SUPPLIED ENTRIES =

◆ ◆ ◆

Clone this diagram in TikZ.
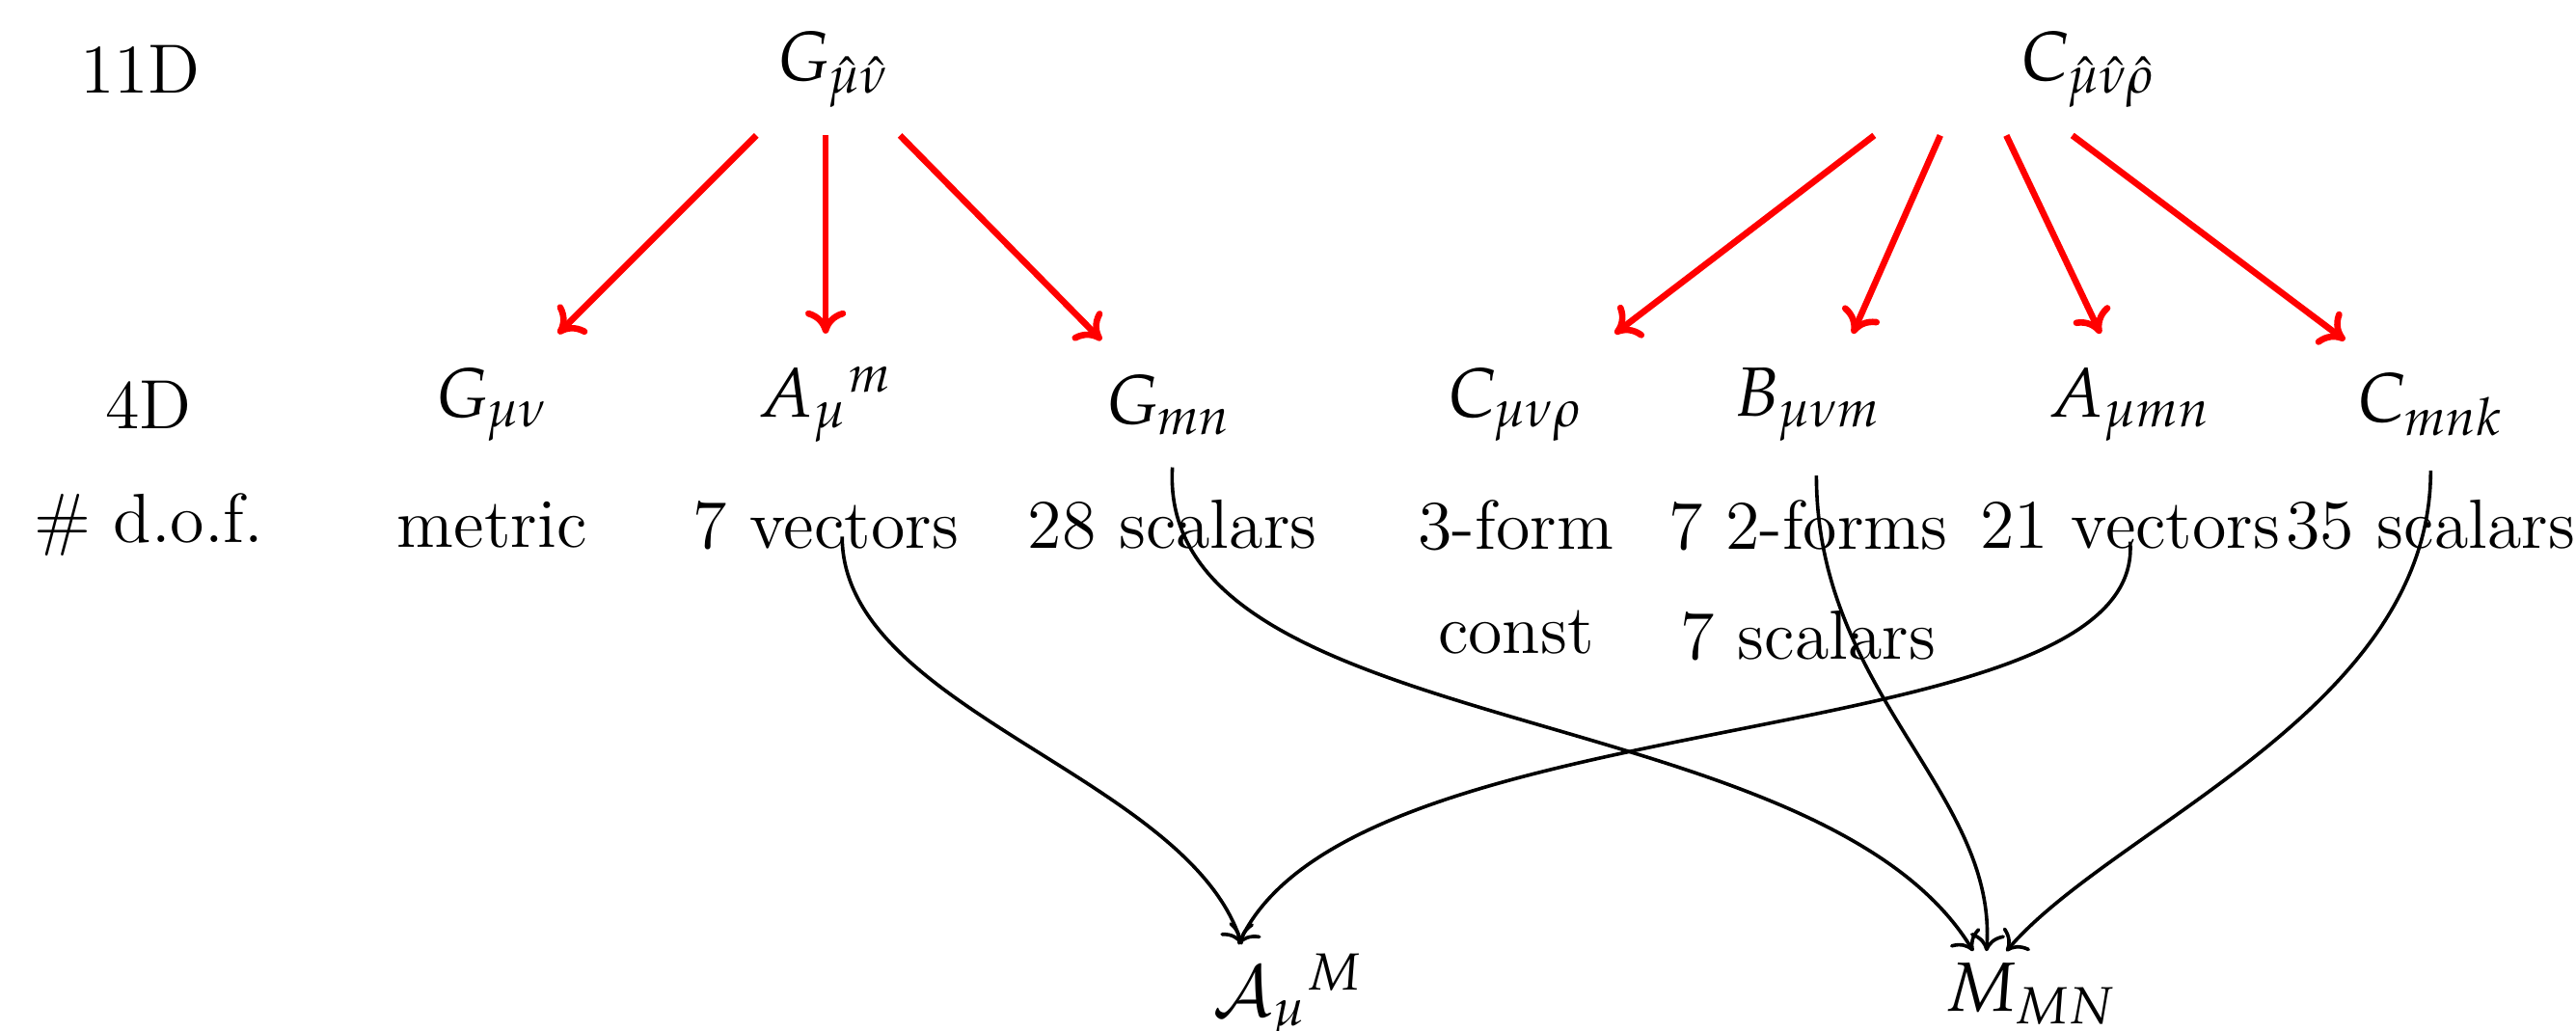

◆ ◆ ◆

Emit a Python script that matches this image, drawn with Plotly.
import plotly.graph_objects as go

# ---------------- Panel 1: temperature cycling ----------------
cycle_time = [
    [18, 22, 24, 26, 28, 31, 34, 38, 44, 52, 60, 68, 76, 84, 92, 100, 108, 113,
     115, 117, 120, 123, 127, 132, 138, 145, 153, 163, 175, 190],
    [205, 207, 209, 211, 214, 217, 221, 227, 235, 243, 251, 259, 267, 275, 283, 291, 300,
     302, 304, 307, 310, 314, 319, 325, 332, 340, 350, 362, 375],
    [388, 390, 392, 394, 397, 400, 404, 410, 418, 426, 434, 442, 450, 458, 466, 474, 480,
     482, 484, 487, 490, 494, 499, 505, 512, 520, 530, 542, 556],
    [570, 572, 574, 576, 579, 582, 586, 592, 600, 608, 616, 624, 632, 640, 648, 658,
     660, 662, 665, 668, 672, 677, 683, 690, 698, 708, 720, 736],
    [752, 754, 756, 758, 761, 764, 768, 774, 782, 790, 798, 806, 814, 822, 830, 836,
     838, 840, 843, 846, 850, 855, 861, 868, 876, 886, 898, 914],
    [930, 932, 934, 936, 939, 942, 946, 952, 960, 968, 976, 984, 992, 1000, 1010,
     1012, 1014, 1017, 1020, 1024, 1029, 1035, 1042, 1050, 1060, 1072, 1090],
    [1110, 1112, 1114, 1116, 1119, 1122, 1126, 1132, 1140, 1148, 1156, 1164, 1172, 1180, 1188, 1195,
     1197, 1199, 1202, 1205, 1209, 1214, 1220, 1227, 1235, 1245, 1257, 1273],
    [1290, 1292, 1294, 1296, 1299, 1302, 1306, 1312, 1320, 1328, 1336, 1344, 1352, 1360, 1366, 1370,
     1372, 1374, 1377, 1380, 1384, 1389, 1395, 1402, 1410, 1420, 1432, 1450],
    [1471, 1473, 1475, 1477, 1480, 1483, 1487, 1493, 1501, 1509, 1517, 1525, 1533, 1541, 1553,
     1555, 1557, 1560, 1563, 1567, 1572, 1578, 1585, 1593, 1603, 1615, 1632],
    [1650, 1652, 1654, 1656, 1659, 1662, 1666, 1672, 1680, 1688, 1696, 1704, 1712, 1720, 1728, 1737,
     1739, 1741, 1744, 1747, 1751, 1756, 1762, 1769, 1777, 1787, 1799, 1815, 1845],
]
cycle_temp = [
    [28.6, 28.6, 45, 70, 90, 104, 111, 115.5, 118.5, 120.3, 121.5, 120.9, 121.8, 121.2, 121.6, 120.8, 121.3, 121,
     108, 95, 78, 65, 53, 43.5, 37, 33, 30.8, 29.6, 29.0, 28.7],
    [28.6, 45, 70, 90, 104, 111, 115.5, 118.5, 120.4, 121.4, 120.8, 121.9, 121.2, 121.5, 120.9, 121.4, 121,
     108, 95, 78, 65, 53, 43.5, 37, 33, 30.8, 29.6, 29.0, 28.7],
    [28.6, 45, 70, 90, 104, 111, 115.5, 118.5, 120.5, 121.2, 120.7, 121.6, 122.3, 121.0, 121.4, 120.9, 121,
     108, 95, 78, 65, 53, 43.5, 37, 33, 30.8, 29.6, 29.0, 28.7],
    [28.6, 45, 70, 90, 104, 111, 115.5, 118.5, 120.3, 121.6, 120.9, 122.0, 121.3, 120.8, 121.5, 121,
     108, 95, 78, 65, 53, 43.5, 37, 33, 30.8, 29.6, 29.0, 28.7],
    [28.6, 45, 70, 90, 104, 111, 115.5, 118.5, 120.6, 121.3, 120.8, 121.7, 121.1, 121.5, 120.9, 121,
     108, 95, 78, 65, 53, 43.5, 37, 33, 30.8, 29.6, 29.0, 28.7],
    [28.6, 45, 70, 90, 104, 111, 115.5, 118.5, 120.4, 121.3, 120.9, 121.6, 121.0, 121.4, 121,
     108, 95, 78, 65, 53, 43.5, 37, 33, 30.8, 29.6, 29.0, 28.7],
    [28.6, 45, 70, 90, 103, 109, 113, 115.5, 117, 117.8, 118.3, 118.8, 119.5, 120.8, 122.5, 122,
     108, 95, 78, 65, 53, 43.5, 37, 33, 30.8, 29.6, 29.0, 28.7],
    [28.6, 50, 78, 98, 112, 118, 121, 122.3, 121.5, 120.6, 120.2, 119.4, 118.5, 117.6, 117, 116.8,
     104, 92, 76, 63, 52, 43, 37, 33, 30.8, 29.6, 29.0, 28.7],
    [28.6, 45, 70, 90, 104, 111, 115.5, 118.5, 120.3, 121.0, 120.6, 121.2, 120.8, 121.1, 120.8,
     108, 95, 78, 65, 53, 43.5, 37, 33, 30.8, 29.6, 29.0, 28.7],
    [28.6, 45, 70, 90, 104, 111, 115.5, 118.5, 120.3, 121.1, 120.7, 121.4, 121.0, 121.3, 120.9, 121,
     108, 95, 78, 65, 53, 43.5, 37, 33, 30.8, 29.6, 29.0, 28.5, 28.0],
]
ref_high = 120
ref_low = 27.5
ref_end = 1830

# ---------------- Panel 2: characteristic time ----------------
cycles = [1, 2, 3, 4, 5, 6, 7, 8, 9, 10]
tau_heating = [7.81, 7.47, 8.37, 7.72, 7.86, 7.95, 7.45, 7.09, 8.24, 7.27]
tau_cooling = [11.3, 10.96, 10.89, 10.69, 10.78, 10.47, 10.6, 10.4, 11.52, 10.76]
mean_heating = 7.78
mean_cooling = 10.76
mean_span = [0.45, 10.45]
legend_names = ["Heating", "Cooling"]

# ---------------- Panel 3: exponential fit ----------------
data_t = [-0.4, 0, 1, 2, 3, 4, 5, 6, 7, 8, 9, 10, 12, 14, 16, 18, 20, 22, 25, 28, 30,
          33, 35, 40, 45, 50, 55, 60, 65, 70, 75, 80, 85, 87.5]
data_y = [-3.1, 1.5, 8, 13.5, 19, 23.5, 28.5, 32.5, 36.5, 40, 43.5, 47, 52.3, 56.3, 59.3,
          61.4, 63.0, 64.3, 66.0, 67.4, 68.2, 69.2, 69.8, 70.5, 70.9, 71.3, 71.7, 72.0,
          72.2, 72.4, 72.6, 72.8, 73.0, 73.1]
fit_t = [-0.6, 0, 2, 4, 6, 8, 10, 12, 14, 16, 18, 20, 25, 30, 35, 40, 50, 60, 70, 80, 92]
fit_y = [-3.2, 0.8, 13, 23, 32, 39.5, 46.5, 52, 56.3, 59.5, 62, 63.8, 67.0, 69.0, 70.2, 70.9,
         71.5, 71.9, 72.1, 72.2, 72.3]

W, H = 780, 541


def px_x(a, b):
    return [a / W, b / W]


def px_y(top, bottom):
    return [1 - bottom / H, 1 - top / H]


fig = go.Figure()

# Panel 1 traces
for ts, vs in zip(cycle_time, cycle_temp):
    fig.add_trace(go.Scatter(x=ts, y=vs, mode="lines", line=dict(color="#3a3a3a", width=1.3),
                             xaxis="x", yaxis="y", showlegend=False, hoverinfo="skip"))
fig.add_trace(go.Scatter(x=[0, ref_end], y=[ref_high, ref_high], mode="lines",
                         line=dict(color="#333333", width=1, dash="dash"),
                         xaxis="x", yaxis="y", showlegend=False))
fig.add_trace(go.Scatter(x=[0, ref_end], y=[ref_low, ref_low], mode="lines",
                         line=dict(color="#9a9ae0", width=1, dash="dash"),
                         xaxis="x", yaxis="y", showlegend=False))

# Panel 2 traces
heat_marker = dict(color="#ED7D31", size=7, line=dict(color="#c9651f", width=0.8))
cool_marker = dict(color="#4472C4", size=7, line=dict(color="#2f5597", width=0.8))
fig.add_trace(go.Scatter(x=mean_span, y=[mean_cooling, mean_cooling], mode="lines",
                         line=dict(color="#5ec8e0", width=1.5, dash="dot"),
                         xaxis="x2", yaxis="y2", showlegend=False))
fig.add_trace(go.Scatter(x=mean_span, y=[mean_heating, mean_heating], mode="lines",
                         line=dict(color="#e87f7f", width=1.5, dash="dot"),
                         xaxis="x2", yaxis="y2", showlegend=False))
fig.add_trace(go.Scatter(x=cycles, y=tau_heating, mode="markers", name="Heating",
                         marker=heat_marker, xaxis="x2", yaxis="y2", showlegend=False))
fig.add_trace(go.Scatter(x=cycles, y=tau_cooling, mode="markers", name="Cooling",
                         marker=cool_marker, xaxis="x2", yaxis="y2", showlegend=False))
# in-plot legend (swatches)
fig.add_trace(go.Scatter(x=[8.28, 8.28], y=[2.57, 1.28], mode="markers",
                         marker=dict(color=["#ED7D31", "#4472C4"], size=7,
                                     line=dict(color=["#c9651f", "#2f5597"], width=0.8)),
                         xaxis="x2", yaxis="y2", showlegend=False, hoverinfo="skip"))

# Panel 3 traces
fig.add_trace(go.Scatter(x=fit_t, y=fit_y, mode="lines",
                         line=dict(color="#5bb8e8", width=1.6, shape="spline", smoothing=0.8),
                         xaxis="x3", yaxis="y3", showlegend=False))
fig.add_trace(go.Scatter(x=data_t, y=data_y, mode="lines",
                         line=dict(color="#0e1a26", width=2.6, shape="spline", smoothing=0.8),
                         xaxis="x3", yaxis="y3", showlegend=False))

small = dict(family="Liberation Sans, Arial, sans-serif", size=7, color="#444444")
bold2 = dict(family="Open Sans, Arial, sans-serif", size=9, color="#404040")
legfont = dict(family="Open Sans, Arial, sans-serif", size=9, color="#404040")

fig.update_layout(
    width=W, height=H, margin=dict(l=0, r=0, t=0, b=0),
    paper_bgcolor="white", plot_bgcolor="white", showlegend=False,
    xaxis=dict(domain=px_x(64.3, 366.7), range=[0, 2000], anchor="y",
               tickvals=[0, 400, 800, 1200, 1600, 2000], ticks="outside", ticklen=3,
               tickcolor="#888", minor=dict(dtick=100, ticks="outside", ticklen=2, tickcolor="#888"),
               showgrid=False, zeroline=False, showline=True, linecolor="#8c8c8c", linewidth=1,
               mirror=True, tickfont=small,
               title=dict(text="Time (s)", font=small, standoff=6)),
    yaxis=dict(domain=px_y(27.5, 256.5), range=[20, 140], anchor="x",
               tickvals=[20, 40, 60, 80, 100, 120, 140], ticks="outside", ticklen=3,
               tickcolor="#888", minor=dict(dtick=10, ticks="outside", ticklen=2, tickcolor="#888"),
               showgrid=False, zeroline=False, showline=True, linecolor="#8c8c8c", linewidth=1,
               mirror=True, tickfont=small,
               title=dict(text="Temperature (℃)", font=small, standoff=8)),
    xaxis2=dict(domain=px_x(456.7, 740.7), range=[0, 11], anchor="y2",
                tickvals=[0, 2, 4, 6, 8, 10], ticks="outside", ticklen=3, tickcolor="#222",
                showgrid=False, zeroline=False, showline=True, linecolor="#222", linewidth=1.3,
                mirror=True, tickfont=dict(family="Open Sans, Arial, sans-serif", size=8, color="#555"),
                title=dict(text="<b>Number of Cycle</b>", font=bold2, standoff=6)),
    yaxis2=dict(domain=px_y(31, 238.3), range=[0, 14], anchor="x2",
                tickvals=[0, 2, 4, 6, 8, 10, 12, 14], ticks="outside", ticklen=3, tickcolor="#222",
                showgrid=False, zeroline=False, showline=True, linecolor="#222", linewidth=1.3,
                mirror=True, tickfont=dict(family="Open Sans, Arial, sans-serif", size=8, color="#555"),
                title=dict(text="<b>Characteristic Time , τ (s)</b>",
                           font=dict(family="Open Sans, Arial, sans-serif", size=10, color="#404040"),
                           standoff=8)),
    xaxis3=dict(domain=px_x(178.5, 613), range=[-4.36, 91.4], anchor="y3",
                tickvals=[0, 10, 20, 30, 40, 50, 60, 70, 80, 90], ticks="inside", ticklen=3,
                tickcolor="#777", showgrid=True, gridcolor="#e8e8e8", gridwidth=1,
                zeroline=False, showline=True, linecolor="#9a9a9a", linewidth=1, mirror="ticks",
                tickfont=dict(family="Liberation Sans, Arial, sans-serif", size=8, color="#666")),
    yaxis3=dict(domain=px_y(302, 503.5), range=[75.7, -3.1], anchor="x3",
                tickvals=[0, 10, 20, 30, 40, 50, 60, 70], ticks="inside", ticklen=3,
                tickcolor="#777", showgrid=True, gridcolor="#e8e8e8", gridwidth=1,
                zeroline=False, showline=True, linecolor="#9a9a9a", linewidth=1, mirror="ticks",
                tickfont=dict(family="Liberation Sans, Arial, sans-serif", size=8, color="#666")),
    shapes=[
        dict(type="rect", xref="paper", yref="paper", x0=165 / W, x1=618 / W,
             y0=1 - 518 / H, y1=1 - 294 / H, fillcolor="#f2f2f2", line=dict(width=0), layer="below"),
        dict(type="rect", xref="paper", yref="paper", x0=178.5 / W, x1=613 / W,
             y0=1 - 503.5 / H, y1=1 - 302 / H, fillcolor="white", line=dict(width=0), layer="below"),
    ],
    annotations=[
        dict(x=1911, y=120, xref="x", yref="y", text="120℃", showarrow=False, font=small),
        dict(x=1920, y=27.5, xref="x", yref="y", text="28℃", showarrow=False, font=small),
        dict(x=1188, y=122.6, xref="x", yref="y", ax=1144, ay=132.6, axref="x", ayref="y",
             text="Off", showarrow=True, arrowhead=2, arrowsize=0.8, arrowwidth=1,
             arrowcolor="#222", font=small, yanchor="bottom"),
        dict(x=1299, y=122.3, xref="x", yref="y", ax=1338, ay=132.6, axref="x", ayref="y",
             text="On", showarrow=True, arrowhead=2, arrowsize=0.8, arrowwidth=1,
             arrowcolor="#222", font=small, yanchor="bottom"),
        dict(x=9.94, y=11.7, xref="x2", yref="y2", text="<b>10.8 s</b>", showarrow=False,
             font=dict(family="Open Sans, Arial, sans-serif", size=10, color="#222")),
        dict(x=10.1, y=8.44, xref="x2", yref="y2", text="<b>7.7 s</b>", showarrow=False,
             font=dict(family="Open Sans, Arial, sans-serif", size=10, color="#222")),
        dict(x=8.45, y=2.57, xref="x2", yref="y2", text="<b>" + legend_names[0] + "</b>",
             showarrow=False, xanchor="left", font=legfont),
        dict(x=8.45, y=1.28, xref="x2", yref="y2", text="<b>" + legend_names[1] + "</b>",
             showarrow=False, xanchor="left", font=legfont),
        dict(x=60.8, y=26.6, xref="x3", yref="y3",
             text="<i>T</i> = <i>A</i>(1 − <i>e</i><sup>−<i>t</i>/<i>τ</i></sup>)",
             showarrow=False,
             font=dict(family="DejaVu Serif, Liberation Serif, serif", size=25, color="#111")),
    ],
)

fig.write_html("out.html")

◆ ◆ ◆

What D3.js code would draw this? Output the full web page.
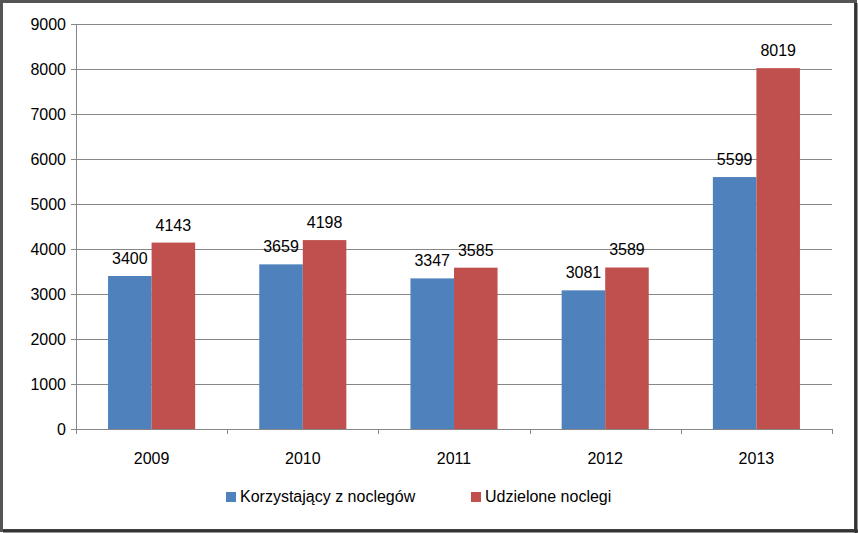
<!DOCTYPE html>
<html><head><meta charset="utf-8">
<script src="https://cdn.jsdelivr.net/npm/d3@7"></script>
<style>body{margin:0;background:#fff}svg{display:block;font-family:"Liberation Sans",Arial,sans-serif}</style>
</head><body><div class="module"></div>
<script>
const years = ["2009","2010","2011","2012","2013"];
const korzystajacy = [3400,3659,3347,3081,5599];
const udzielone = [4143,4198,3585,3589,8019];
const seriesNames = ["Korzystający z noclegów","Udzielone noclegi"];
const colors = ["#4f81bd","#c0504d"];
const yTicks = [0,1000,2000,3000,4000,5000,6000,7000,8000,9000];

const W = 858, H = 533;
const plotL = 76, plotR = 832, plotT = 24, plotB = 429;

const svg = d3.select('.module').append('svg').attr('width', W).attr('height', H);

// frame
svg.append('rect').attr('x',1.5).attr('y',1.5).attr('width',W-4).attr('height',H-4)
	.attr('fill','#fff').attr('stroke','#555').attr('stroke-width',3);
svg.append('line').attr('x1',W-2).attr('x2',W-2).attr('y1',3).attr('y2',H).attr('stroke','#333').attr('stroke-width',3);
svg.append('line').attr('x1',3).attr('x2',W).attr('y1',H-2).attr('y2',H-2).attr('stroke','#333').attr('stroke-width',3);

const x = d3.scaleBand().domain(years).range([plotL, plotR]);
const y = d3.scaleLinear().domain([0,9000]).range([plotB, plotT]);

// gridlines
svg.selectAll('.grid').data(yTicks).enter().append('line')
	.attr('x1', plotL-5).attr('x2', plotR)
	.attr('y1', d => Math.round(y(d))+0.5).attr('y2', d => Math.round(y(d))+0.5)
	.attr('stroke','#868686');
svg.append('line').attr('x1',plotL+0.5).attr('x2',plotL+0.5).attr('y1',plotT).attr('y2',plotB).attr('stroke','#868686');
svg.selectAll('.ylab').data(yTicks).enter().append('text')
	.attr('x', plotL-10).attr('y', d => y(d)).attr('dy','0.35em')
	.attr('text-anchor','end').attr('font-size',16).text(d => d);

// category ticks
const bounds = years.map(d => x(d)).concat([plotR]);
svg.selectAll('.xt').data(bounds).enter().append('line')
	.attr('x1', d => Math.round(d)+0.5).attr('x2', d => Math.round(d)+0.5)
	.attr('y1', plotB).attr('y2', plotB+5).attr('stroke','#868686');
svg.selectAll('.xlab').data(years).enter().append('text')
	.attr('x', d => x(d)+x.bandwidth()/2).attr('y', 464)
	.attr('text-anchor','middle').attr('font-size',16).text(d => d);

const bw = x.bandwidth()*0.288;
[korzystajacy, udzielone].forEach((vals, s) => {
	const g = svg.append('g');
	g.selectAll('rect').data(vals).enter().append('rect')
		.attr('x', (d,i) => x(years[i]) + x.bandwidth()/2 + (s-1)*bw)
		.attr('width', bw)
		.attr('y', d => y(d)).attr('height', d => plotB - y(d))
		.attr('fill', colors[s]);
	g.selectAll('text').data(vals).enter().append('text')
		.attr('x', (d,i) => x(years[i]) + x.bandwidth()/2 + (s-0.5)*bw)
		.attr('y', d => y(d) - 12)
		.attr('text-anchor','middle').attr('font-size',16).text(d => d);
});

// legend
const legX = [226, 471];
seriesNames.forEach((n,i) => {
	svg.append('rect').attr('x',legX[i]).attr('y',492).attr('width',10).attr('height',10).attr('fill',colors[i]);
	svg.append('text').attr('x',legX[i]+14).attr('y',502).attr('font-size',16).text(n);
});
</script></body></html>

◆ ◆ ◆

With the first line being the one containing "Emit a Python" and the last line the one containing "import plotly.graph_objects as go", transcribe exactly the lines above that fall in that range.

OUTPUT OF THE TASK =
Emit a Python script that matches this image, drawn with Plotly.
import plotly.graph_objects as go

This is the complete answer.